Éthique : Celle-ci correspond à « l'ensemble des principes moraux qui sont à la base de la conduite de quelqu’un »[12].
Incompatibilité : Celle-ci correspond à « toute une série de fonctions ou de professions dont le cumul avec le mandat parlementaire est interdit »[13].
Situation de conflit d’intérêt : Une telle situation « porte sur une activité qui est autorisée par le code électoral, mais dont l’exercice au quotidien peut susciter des interrogations au regard de la déontologie »[13]. La décision du Bureau du 6 avril 2011 définit un conflit d'intérêts comme « une situation d’interférence entre les devoirs du député et un intérêt privé qui, par sa nature et son intensité, peut raisonnablement être regardé comme pouvant influencer ou paraître influencer l’exercice de ses fonctions parlementaires »[1].

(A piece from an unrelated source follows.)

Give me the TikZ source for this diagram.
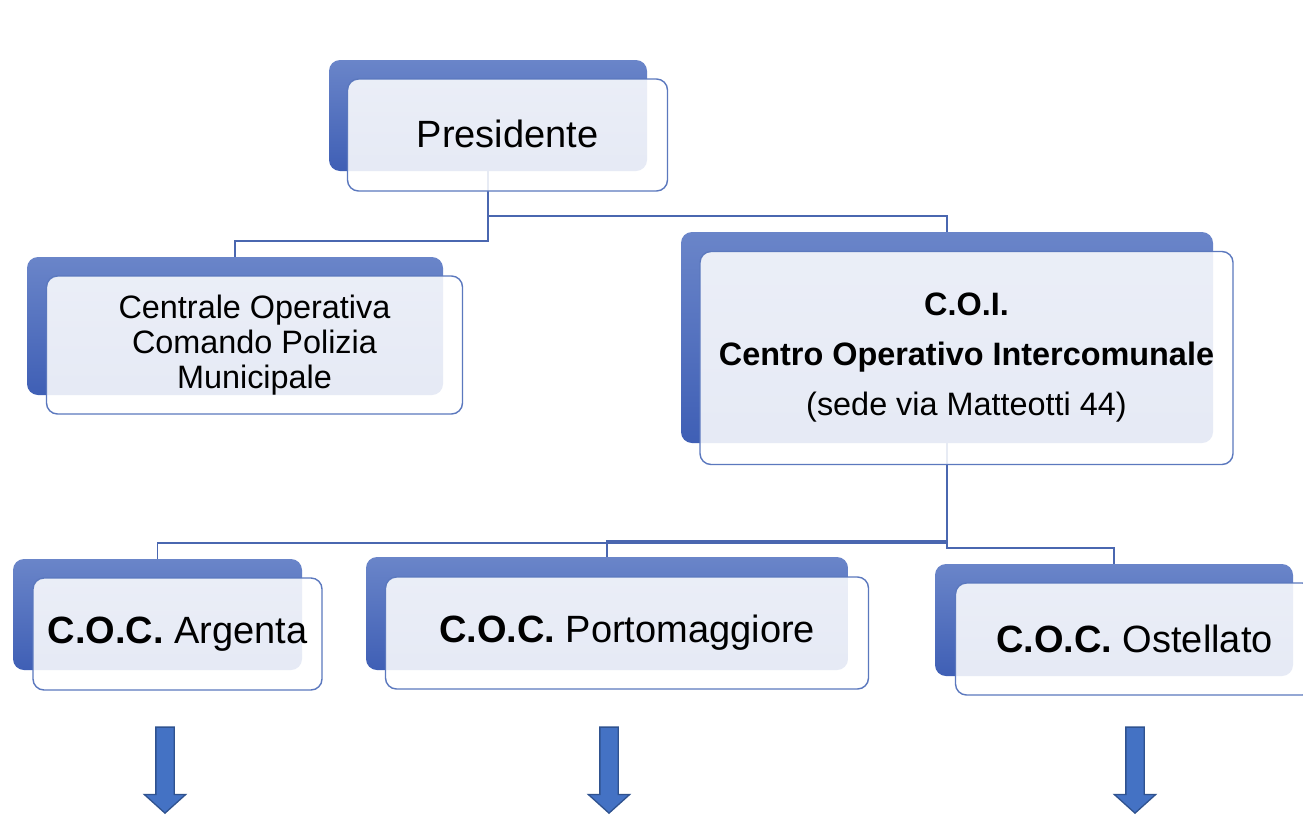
\documentclass[tikz,border=0pt]{standalone}
\usepackage{fontspec}
\setmainfont{Liberation Sans}
\usetikzlibrary{positioning, shapes.arrows}

\definecolor{boxtop}{HTML}{6A85C9}
\definecolor{boxbottom}{HTML}{3F5FB5}
\definecolor{boxline}{HTML}{5B78BE}
\definecolor{linkline}{HTML}{4A67B0}
\definecolor{arrowfill}{HTML}{4472C4}
\definecolor{arrowline}{HTML}{2F528F}

\begin{document}
\begin{tikzpicture}[
        x=1pt, y=-1pt,
        backbox/.style={
            rounded corners=11pt, top color=boxtop, bottom color=boxbottom,
            inner sep=0pt
        },
        frontbox/.style={
            draw=boxline, line width=1.4pt, rounded corners=11pt,
            fill=white, fill opacity=0.87, text opacity=1,
            align=center, inner sep=0pt
        },
        bigtext/.style={font=\fontsize{38}{44}\selectfont},
        smalltext/.style={font=\fontsize{32.4}{35}\selectfont},
        link/.style={draw=linkline, line width=1.4pt},
        downarrow/.style={
            single arrow, shape border rotate=270, draw=arrowline, fill=arrowfill,
            line width=1.3pt, inner sep=8.5pt,
            minimum height=86pt, minimum width=40pt,
            single arrow head extend=11.5pt, single arrow tip angle=96
        }
    ]
    \fill[white] (0,0) rectangle (1303,814);
    \useasboundingbox (0,0) rectangle (1303,814);

    % back boxes
    \node[backbox, minimum width=318pt, minimum height=111pt] (pres_b) at (488,115.5) {};
    \node[backbox, minimum width=416pt, minimum height=138pt] (cent_b) at (235,326) {};
    \node[backbox, minimum width=532pt, minimum height=211pt] (coi_b) at (947,337.5) {};
    \node[backbox, minimum width=289pt, minimum height=111pt] (arg_b) at (157.5,614.5) {};
    \node[backbox, minimum width=482pt, minimum height=113pt] (port_b) at (607,613.5) {};
    \node[backbox, minimum width=358pt, minimum height=112pt] (ost_b) at (1114,620) {};

    % links
    \draw[link] (pres_b.south) |- ([yshift=16pt]cent_b.north) -- (cent_b.north);
    \draw[link] (pres_b.south) |- ([yshift=16pt]coi_b.north) -- (coi_b.north);
    \draw[link] (coi_b.south) |- ([yshift=16pt]arg_b.north) -- (arg_b.north);
    \draw[link] (coi_b.south) |- ([yshift=16pt]port_b.north) -- (port_b.north);
    \draw[link] (coi_b.south) |- ([yshift=16pt]ost_b.north) -- (ost_b.north);

    % front boxes
    \node[frontbox, bigtext, minimum width=320pt, minimum height=112pt] (pres)
        at ([shift={(19.5,19.5)}]pres_b.center) {\raisebox{3pt}{Presidente}};
    \node[frontbox, smalltext, minimum width=416pt, minimum height=138pt] (cent)
        at ([shift={(19.5,19)}]cent_b.center) {Centrale Operativa\\Comando Polizia\\Municipale};
    \node[frontbox, font=\fontsize{32.4}{50}\selectfont, minimum width=533pt, minimum height=213pt] (coi)
        at ([shift={(19.5,20.5)}]coi_b.center)
        {\textbf{C.O.I.}\\\textbf{Centro Operativo Intercomunale}\\(sede via Matteotti 44)};
    \node[frontbox, bigtext, minimum width=289pt, minimum height=112pt] (arg)
        at ([shift={(20,19.5)}]arg_b.center) {\textbf{C.O.C.} Argenta};
    \node[frontbox, bigtext, minimum width=483pt, minimum height=112pt] (port)
        at ([shift={(20,19.5)}]port_b.center) {\textbf{C.O.C.} Portomaggiore};
    \node[frontbox, bigtext, minimum width=358pt, minimum height=112pt] (ost)
        at ([shift={(20.5,19)}]ost_b.center) {\textbf{C.O.C.} Ostellato};

    % arrows below
    \node[downarrow, anchor=tip] (arg_a) at (165,814) {};
    \node[downarrow, anchor=tip] (port_a) at (609,814) {};
    \node[downarrow, anchor=tip] (ost_a) at (1135,814) {};
\end{tikzpicture}
\end{document}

Exemple de cas : l’affaire des costumes de François Fillon
En février 2017, un potentiel cas de manquement au règlement est remarqué ; comme indiqué dans le code de déontologie, les députés doivent déclarer tout cadeau d'une valeur supérieure à 150 euros en lien avec leur mandat[2]. Or, François Fillon, alors député de la 2e circonscription de Paris, se voit accusé de s'être fait offrir des costumes pour un équivalent de 13 000 euros. Le 13 mars 2017, Ferdinand Mélin-Soucramanien, déontologue de l’Assemblée nationale à l'époque, se saisit officiellement de cette affaire et lançe une investigation pour rechercher un éventuel manquement au code de déontologie des députés.
Le 23 mars 2017, le déontologue indique finalement qu’il ne pouvait se prononcer dans cette affaire. En effet, les cadeaux et présents, dans ce cas particulier les costumes, peuvent être susceptibles de créer une situation de conflit d’intérêts. Cependant, François Fillon assure que la nature de ces présents était exclusivement privée et que par extension cela ne touche pas son travail de député. Pour cette raison, l'affaire s’avére sortir de la compétence du déontologue. De plus, la décision finale quant à un éventuel manquement au code de déontologie revient au Bureau de l'Assemblée nationale, le déontologue n’étant que conseiller.
Face aux difficultés de contrôle des pressions de lobbies au sein de l'Assemblée, les 15 et 16 mai 2019, Sylvain Wasserman organise un évènement baptisé « 48h Chrono » sur les enjeux autour du lobbying à l’Assemblée nationale, rassemblant des associations citoyennes, associations de lobbyistes, universitaires, journalistes, politiques, Haute Autorité et deux autorités analogues au niveau européen. Des citoyens contribuent aux travaux via une plateforme de propositions citoyennes[21],[22].